Portanto, na pendência do julgamento — pelo STF — dos embargos de declaração apresentados pela Fazenda Nacional contra a decisão proferida pelo tribunal no RE 574.706, o que se tem vivenciado é um cenário de completa insegurança jurídica. Os contribuintes, que deveriam se ver resguardados de seu direito de excluir o ICMS da base de cálculo do PIS/Cofins, na verdade se encontram à mercê da Fazenda Nacional e de sua interpretação abusiva e em desconformidade com a tese definida pelo STF. Resta aguardar a apreciação do recurso pelo STF para que a discussão tenha finalmente o desfecho necessário.

*Colaborou Pedro Cunha, advogado do escritório Freitas Ferraz Capuruço Braichi Riccio Advogados.

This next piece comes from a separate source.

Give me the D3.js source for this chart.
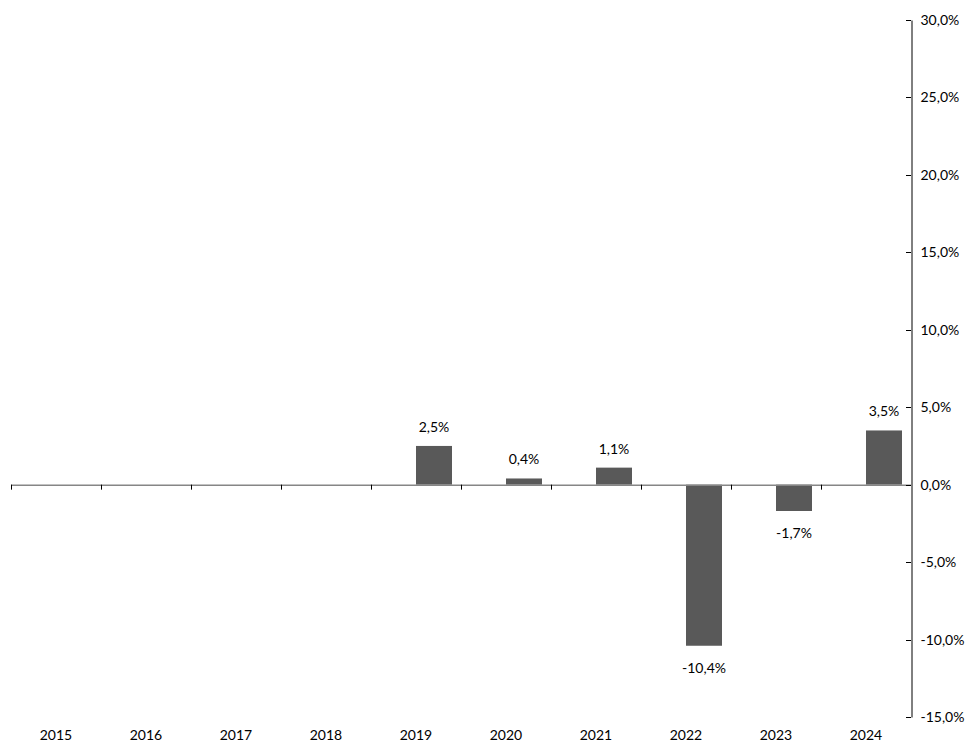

[1]Lei Complementar nº 7/1970: “Art. 3º-O Fundo de Participação será constituído por duas parcelas: […] b) a segunda, com recursos próprios da empresa, calculados com base no faturamento […]” Lei Complementar nº 70/1991: “Art. 2° A contribuição de que trata o artigo anterior será de dois por cento e incidirá sobre o faturamento mensal, assim considerado a receita bruta das vendas de mercadorias, de mercadorias e serviços e de serviço de qualquer natureza.”